In their explanation, they stated that they believe the Racan – Drnovsek Agreement only took into account a part of international law and that the borders on the sea do not go through the centre of the Piran Bay. At the end of last year, Croatian Premier Ivo Sanader deceitfully played with the issue of the protected ecological and fishing belt, setting a deadline for agreement with his neighbours which sent the ball back to Slovenia. If the agreement is not made, the Republic of Croatia will appear correct in front of the international community because the country showed its good will. That is the reason why the decision on the extension of the research tender in the northern Adriatic is being used by the Slovenians for another portrayal of their foreign policy status in attempting to attain a better negotiating position in the future final problem-solving for the sea and land borders between Croatian and Slovenia.

Scuffle on the Adriatic

In the research field, the Ivona platform is located in the continental shelf belt which Slovenia recently declared.

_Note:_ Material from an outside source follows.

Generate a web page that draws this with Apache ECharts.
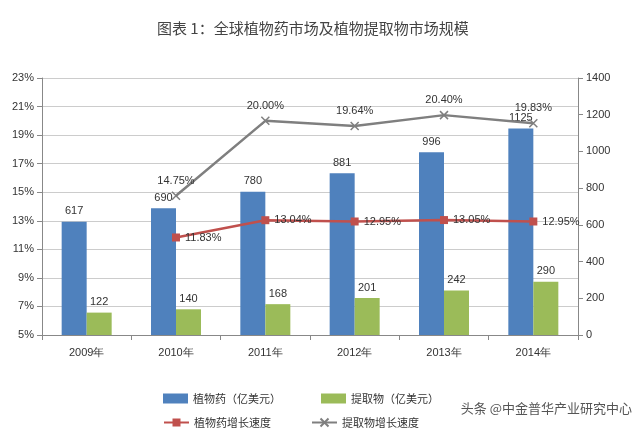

By international law, Slovenia could not declare this belt because it does not have an exit into the international waters, and the Racan-Drnovsek agreement, which would make this possible, was never ratified.

'The Slovenian protest note is confusing'

On the Adriatic, Ina currently has 12 production and one process-delivery platforms as well as 30 production drills in five production fields. "Because the research tender expired at the end of the year, and because we have discovered a production area in the meantime, the regions where we already have a production area have been removed from the new, or more specifically prolonged, tender issued by the government. This area can in no way be disputable because it really has no connection to Slovenia,” said Zelimir Sikonja. The Croatian Foreign Affairs Ministry interprets the Slovenian note as an attempt by our northern neighbour to show that the Adriatic Sea, and the right to its exploitation, still needs to be divided among the countries of the former Yugoslavia.

Invitation for boycott

The opposition Vice Prime Minister in the Slovenian Parliament, Marko Pavliha invited his compatriots to not spend their next vacation in Croatia, as well as radicalization of relations between the two countries. The Slovenian Foreign Affair Minister Dmitrij Rupel, in his television appearance, said that he was pleased with Pavliha’s proposal.